- Full name: Aino Riikka Purje
- Born: 11 June 1996 (age 30) Vantaa, Finland

Gymnastics career
- Discipline: Rhythmic gymnastics
- Country represented: Finland (2013-2016)
- Club: Gymnastics and Sports Club Elise
- Head coach: Laura Ahonen
- Retired: yes
- Medal record
Group Rhythmic Gymnastics
Representing Finland
Summer Universiade
| Bronze medal – third place | 2015 Gwangju | All-Around |
| Bronze medal – third place | 2015 Gwangju | 5 Ribbons |

= Aino Riikka Purje =

Finnish rhythmic gymnast

Aino Riikka Purje (born 11 June 1996) is a Finnish retired rhythmic gymnast. She represented her country in international competitions.

== Career ==
In 2013 Aino was a member of the Finnish group that competed at the World Championships in Kyiv, along Solja Sade, Jenni Kaita, Riikka Kangas, Heleri Kolkkanen and Sonja Kokkonen, she was 20th in the All-Around.
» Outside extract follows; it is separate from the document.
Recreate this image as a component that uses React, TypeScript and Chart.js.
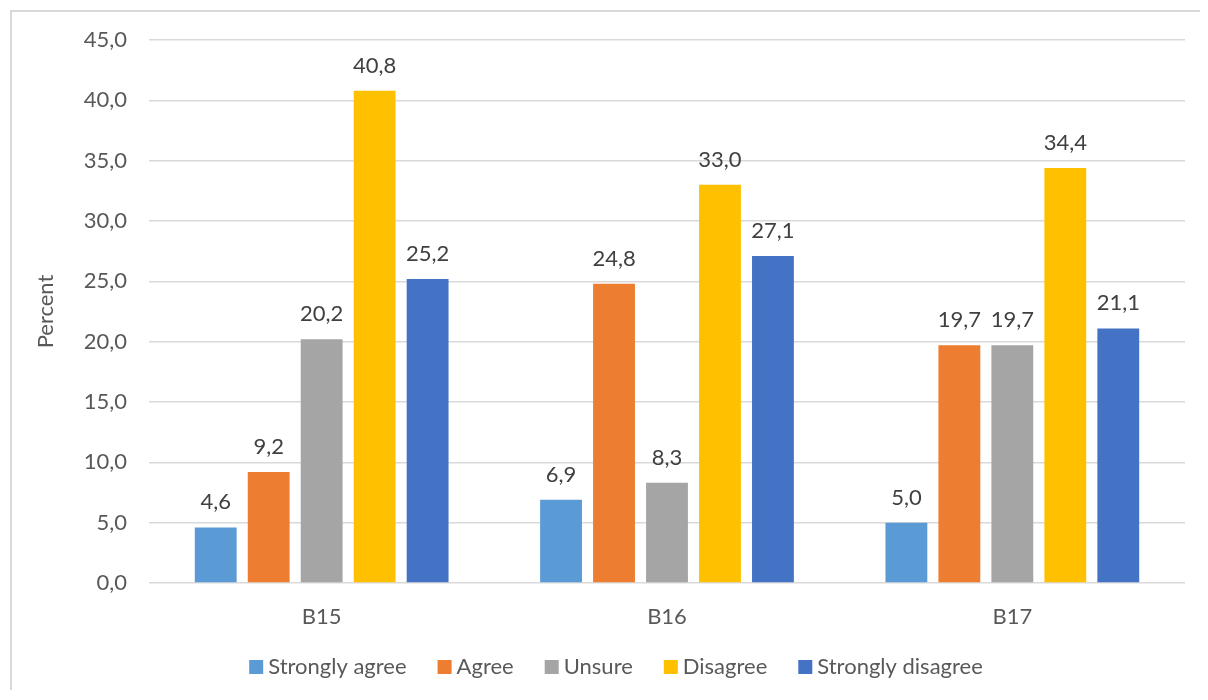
import React, { useEffect, useRef } from "react";
import { Chart, registerables } from "chart.js";

Chart.register(...registerables);

const categories = ["B15", "B16", "B17"];
const seriesNames = ["Strongly agree", "Agree", "Unsure", "Disagree", "Strongly disagree"];
const stronglyAgree = [4.6, 6.9, 5.0];
const agree = [9.2, 24.8, 19.7];
const unsure = [20.2, 8.3, 19.7];
const disagree = [40.8, 33.0, 34.4];
const stronglyDisagree = [25.2, 27.1, 21.1];
const seriesColors = ["#5B9BD5", "#ED7D31", "#A5A5A5", "#FFC000", "#4472C4"];
const yTicks = [0, 5, 10, 15, 20, 25, 30, 35, 40, 45];

const FONT = "Lato, 'Open Sans', sans-serif";
const FONT_SIZE = 22;
const TEXT_COLOR = "#595959";

const fmt = (v: number) => v.toFixed(1).replace(".", ",");

// Value labels above every bar
const valueLabels = {
  id: "valueLabels",
  afterDatasetsDraw(chart: any) {
    const ctx = chart.ctx;
    ctx.save();
    ctx.font = `${FONT_SIZE}px ${FONT}`;
    ctx.fillStyle = "#404040";
    ctx.textAlign = "center";
    ctx.textBaseline = "alphabetic";
    chart.data.datasets.forEach((ds: any, i: number) => {
      const meta = chart.getDatasetMeta(i);
      meta.data.forEach((bar: any, j: number) => {
        ctx.fillText(fmt(ds.data[j]), bar.x, bar.y - 18);
      });
    });
    ctx.restore();
  },
};

// Compact bottom legend: small square swatch, tight text gap, wide item gap
const bottomLegend = {
  id: "bottomLegend",
  afterDraw(chart: any) {
    const ctx = chart.ctx;
    const box = 14;
    const textGap = 5;
    const itemGap = 31;
    const centerX = 604;
    const centerY = 655;
    ctx.save();
    ctx.font = `${FONT_SIZE}px ${FONT}`;
    ctx.textBaseline = "middle";
    ctx.textAlign = "left";
    const items = chart.data.datasets.map((ds: any) => ({
      label: ds.label,
      color: ds.backgroundColor,
      w: ctx.measureText(ds.label).width,
    }));
    const total =
      items.reduce((s: number, it: any) => s + box + textGap + it.w, 0) + itemGap * (items.length - 1);
    let x = centerX - total / 2;
    items.forEach((it: any) => {
      ctx.fillStyle = it.color;
      ctx.fillRect(x, centerY - box / 2, box, box);
      ctx.fillStyle = TEXT_COLOR;
      ctx.fillText(it.label, x + box + textGap, centerY);
      x += box + textGap + it.w + itemGap;
    });
    ctx.restore();
  },
};

export default function App() {
  const canvasRef = useRef<HTMLCanvasElement | null>(null);

  useEffect(() => {
    document.documentElement.style.overflow = "hidden";
    if (!canvasRef.current) return;
    const values = [stronglyAgree, agree, unsure, disagree, stronglyDisagree];
    const chart = new Chart(canvasRef.current, {
      type: "bar",
      data: {
        labels: categories,
        datasets: seriesNames.map((name, i) => ({
          label: name,
          data: values[i],
          backgroundColor: seriesColors[i],
          borderWidth: 0,
          barPercentage: 0.79,
          categoryPercentage: 0.767,
        })),
      },
      options: {
        animation: false,
        responsive: false,
        layout: { padding: { left: 0, right: 23, top: 28, bottom: 49 } },
        scales: {
          x: {
            grid: { display: false, drawTicks: false },
            border: { display: false },
            ticks: {
              color: TEXT_COLOR,
              font: { family: FONT, size: FONT_SIZE },
              padding: 21,
            },
            afterFit(scale: any) {
              scale.height = 60;
            },
          },
          y: {
            min: 0,
            max: 45,
            afterBuildTicks(scale: any) {
              scale.ticks = yTicks.map((v) => ({ value: v }));
            },
            grid: { color: "#D9D9D9", lineWidth: 1.5, drawTicks: false },
            border: { display: false },
            ticks: {
              color: TEXT_COLOR,
              font: { family: FONT, size: FONT_SIZE },
              padding: 22,
              callback: (v: any) => fmt(Number(v)),
            },
            title: {
              display: true,
              text: "Percent",
              color: TEXT_COLOR,
              font: { family: FONT, size: FONT_SIZE },
              padding: { top: 21, bottom: 0 },
            },
            afterFit(scale: any) {
              scale.width = 137;
              scale.paddingTop = 0;
              scale.paddingBottom = 0;
            },
          },
        },
        plugins: {
          legend: { display: false },
          tooltip: { enabled: false },
        },
      },
      plugins: [valueLabels, bottomLegend],
    });
    return () => chart.destroy();
  }, []);

  return (
    <div
      style={{
        position: "relative",
        left: 2,
        top: 2,
        width: 1196,
        height: 680,
        borderLeft: "2px solid #D9D9D9",
        borderTop: "2px solid #D9D9D9",
        background: "#ffffff",
      }}
    >
      <canvas ref={canvasRef} width={1196} height={680} style={{ display: "block" }} />
    </div>
  );
}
In June 2014 her, Riikka Kangas, Heleri Kolkkanen, Elina Koprinen, Kristina Lapina and Sonja Kokkonen participated in the European Championships in Baku finishing 12th overall, 13th with 10 clubs and 10th with 3 balls & 2 ribbons. In September the group finished 17th in the All-Around, 15th with 5 pairs of clubs and 19th in the mixed event at the World Championships in Izmir.
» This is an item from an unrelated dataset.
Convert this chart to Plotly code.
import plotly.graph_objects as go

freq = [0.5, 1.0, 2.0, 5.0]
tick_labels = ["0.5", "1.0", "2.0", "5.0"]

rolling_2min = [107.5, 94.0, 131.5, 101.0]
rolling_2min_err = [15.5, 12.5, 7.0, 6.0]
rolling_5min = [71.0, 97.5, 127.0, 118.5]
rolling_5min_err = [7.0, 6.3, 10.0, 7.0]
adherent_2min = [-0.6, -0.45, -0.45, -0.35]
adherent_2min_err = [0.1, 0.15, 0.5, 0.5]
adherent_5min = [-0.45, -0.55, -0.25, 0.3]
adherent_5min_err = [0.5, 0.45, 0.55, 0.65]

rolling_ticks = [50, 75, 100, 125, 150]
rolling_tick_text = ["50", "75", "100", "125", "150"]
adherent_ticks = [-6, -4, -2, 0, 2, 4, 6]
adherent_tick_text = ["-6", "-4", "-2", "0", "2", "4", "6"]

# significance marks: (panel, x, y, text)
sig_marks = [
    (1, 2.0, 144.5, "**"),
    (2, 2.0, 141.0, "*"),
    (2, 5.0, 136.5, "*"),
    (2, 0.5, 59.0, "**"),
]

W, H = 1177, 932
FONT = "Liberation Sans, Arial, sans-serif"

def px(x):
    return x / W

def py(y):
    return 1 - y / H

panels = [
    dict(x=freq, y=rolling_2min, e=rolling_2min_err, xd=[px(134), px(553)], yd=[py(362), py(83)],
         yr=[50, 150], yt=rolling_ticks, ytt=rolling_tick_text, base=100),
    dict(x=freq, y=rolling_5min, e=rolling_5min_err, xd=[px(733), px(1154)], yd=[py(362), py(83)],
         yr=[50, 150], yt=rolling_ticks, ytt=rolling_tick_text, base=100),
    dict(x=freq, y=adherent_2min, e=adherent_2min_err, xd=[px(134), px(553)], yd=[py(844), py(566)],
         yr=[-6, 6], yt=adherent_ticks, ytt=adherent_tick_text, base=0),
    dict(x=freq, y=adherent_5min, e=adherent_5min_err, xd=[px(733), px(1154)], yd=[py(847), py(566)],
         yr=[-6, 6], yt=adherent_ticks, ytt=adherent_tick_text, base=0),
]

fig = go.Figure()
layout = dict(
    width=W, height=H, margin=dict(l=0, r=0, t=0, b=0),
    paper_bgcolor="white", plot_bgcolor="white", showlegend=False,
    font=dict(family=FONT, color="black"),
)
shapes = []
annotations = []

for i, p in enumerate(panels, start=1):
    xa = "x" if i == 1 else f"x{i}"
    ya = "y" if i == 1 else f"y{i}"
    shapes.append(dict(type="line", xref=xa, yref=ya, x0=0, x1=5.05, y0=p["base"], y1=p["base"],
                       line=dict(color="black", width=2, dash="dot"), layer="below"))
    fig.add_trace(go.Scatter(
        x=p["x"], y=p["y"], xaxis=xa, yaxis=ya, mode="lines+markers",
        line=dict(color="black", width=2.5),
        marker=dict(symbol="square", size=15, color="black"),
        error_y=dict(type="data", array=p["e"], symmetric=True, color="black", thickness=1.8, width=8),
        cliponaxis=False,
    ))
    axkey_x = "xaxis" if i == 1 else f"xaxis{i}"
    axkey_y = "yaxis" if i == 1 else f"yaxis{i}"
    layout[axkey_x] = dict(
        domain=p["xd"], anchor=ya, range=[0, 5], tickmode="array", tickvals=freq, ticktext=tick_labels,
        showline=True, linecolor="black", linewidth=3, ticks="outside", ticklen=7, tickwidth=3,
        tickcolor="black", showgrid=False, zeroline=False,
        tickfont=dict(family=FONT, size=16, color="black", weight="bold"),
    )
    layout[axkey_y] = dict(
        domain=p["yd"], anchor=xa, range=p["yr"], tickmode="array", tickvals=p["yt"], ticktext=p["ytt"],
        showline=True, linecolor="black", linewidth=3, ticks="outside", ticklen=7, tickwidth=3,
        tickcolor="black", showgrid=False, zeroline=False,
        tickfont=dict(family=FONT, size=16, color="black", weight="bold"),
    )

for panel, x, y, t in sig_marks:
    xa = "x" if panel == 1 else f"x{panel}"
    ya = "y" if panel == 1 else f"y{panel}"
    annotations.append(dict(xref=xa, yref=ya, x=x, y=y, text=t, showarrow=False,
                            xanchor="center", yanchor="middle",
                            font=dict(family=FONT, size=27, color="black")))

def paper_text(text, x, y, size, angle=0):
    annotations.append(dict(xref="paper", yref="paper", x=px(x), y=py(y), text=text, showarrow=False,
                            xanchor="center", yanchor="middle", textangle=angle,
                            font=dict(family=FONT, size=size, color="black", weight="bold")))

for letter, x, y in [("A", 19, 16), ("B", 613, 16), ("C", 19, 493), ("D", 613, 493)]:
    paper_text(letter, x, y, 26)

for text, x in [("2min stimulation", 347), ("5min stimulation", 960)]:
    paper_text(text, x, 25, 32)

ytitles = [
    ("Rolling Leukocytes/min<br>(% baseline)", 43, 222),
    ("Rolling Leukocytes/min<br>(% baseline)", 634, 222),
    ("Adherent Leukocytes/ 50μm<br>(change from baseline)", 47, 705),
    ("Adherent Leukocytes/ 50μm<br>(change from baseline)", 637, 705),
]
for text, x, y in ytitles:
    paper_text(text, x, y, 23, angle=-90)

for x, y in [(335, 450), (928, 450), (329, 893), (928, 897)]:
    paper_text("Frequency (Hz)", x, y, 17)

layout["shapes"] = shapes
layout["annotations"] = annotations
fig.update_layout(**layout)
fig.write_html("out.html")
At the 2015 European Games Finland was 11th in the All-Around qualification and did not advance to finals. In July the group won two bronze medals in the All-Around and with 5 ribbons at the 2015 Summer Universiade in Gwangju. Two months later Aino, Heleri Kolkkanen, Elina Koprinen, Iina Linna, Sonja Kokkonen and Kati Rantsi competed at the World Championships in Stuttgart, being 15th overall, 14th with 5 ribbons and 13th with 3 hoops & 2 clubs.

In February 2016 she took part in the World Cup in Espoo, taking 5th place in the All-Around and with 5 ribbons and 6th in the mixed event. In April they competed at the Olympic Test Event in Rio de Janeiro ending in 4th place, narrowingly missing the Olympic qualification. At the European Championships in Holon the Finnish group was 7th in the All-Around, 10th with 5 ribbon and 5th in the mixed event.